■ Goal: Tally the lines containing "this" and report the number alone.

***** The records

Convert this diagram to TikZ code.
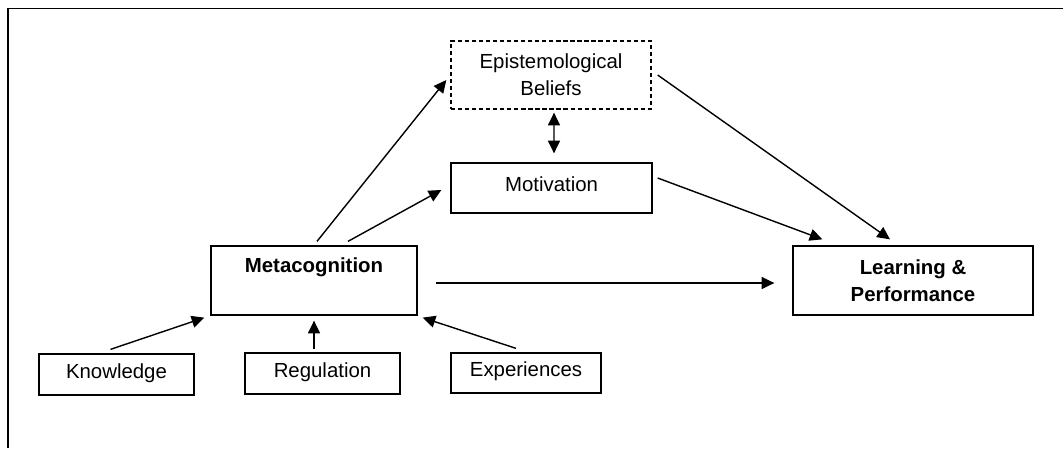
\documentclass[tikz,border=0pt]{standalone}
\usepackage{fontspec}
\setmainfont{Liberation Sans}
\usetikzlibrary{arrows.meta}

\tikzset{
  frame/.style={draw, line width=0.9pt, inner sep=0pt, align=center,
    font=\fontsize{14.5}{19}\selectfont},
  box/.style={frame, text height=0.75em, text depth=0.25em},
  dashbox/.style={frame, dash pattern=on 3pt off 2pt},
  bold/.style={font=\fontsize{14.5}{19}\selectfont\bfseries},
  arr/.style={line width=1pt, -{Triangle[length=9pt,width=8.5pt]}},
  dbl/.style={line width=1pt, {Triangle[length=9pt,width=8.5pt]}-{Triangle[length=9pt,width=8.5pt]}}
}

\begin{document}
\begin{tikzpicture}[x=0.025cm, y=-0.025cm]
\useasboundingbox (0,0) rectangle (1063,448);

% frame
\draw [line width=1.4pt] (8,448) -- (8,8.5) -- (1063,8.5);

% boxes
\node [dashbox, minimum width=5cm, minimum height=1.7cm] (epi) at (551,75) {Epistemological\\Beliefs};
\node [box, minimum width=5.025cm, minimum height=1.25cm] (motiv) at (551.5,188) {Motivation};
\node [box, minimum width=5.15cm, minimum height=1.725cm,
  label={[bold, anchor=base, yshift=-0.675cm]north:Metacognition}] (meta) at (314,280.5) {};
\node [frame, bold, minimum width=6cm, minimum height=1.725cm] (lp) at (913,280.5) {Learning \&\\Performance};
\node [box, minimum width=3.875cm, minimum height=1.025cm] (know) at (116.5,374.5) {Knowledge};
\node [box, minimum width=3.875cm, minimum height=1.025cm] (reg) at (322.5,373.5) {Regulation};
\node [box, minimum width=3.75cm, minimum height=1cm] (exp) at (526,373) {Experiences};

% arrows
\draw [arr] ([shift={(-6,-4)}]know.north) -- ([shift={(-6,2)}]meta.south west);
\draw [arr] ([shift={(-8.5,-3)}]reg.north) -- ([shift={(0,5)}]meta.south);
\draw [arr] ([shift={(-10,-4)}]exp.north) -- ([shift={(5,2)}]meta.south east);
\draw [arr] ([shift={(3,-4)}]meta.north) -- ([shift={(-4,5)}]epi.west);
\draw [arr] ([shift={(34,-4)}]meta.north) -- ([shift={(-9,2)}]motiv.west);
\draw [arr] ([shift={(18,2.5)}]meta.east) -- ([shift={(-18,2.5)}]lp.west);
\draw [dbl] ([shift={(3,3)}]epi.south) -- ([shift={(2.5,-9)}]motiv.north);
\draw [arr] ([shift={(5,-10)}]motiv.east) -- ([shift={(30,-6)}]lp.north west);
\draw [arr] ([shift={(6,0)}]epi.east) -- ([shift={(-23,-6)}]lp.north);
\end{tikzpicture}
\end{document}
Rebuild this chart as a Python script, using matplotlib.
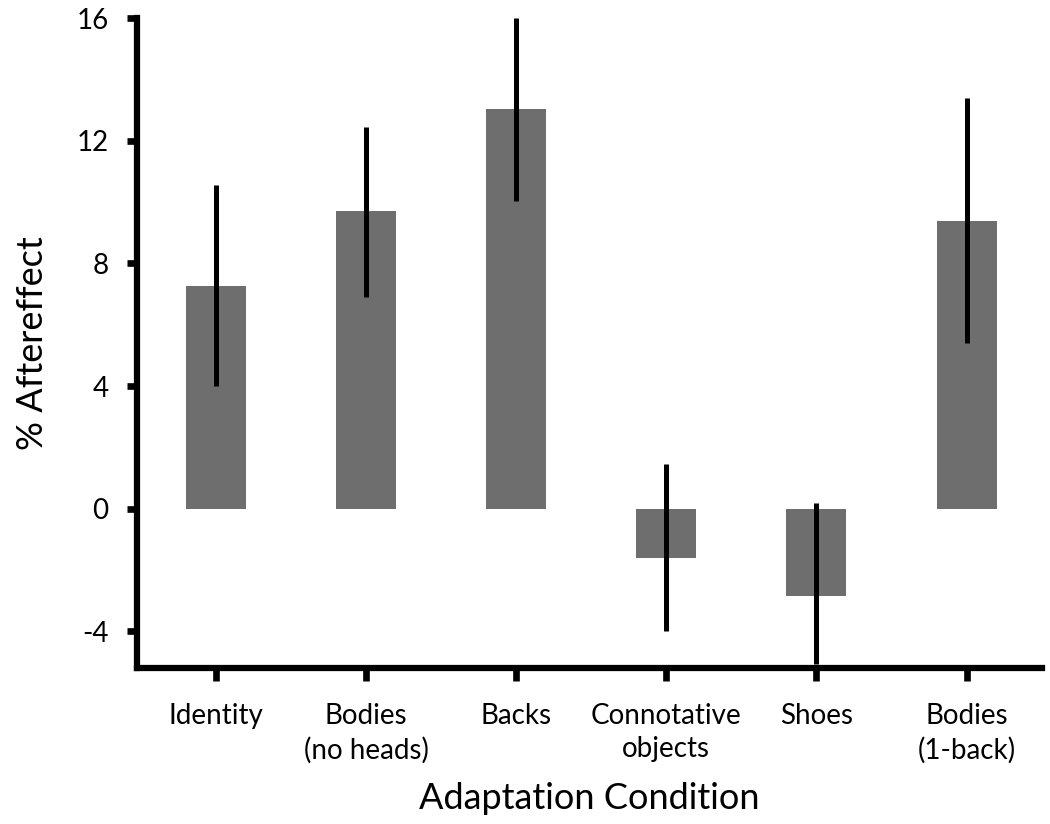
import matplotlib
matplotlib.use("Agg")
from matplotlib import pyplot as plt

conditions = ["Identity", "Bodies\n(no heads)", "Backs", "Connotative\nobjects", "Shoes", "Bodies\n(1-back)"]
effect = [7.25, 9.7, 13.05, -1.6, -2.85, 9.4]
err_low = [4.0, 6.9, 10.05, -4.0, -5.05, 5.4]
err_high = [10.55, 12.45, 16.0, 1.45, 0.2, 13.4]

plt.rcParams['font.family'] = ['Lato', 'DejaVu Sans']
plt.rcParams['axes.unicode_minus'] = False

fig = plt.figure(figsize=(10.5, 8.24), dpi=100)
ax = fig.add_axes([0.130, 0.189, 0.862, 0.789])

xs = list(range(len(conditions)))
ax.bar(xs, effect, width=0.4, color='#6e6e6e', zorder=1)
ax.vlines(xs, err_low, err_high, color='black', linewidth=3.6, zorder=2)

ax.set_xlim(-0.53, 5.5)
ax.set_ylim(-5.2, 16)
ax.set_yticks([-4, 0, 4, 8, 12, 16])
ax.set_xticks(xs)
ax.set_xticklabels(conditions, fontsize=20, linespacing=1.35)
ax.tick_params(axis='y', labelsize=20, width=4.8, length=7, pad=13)
ax.tick_params(axis='x', width=4.8, length=9, pad=16)

for s in ['top', 'right']:
    ax.spines[s].set_visible(False)
for s in ['left', 'bottom']:
    ax.spines[s].set_linewidth(4.5)

ax.set_ylabel('% Aftereffect', fontsize=26, labelpad=20)
ax.set_xlabel('Adaptation Condition', fontsize=26, labelpad=13)

fig.savefig('out.png', dpi=100)
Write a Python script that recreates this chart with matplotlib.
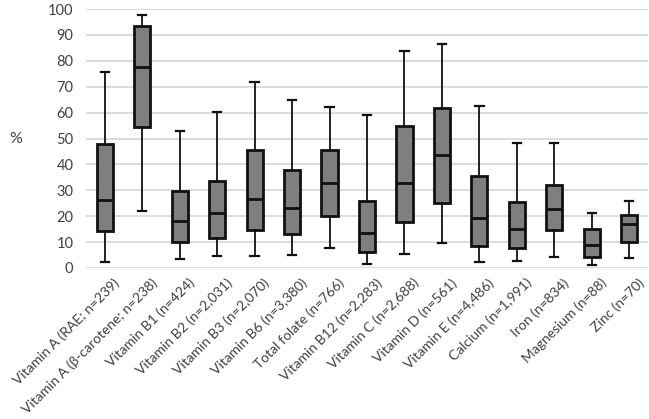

**********

■ Output of the exercise: 3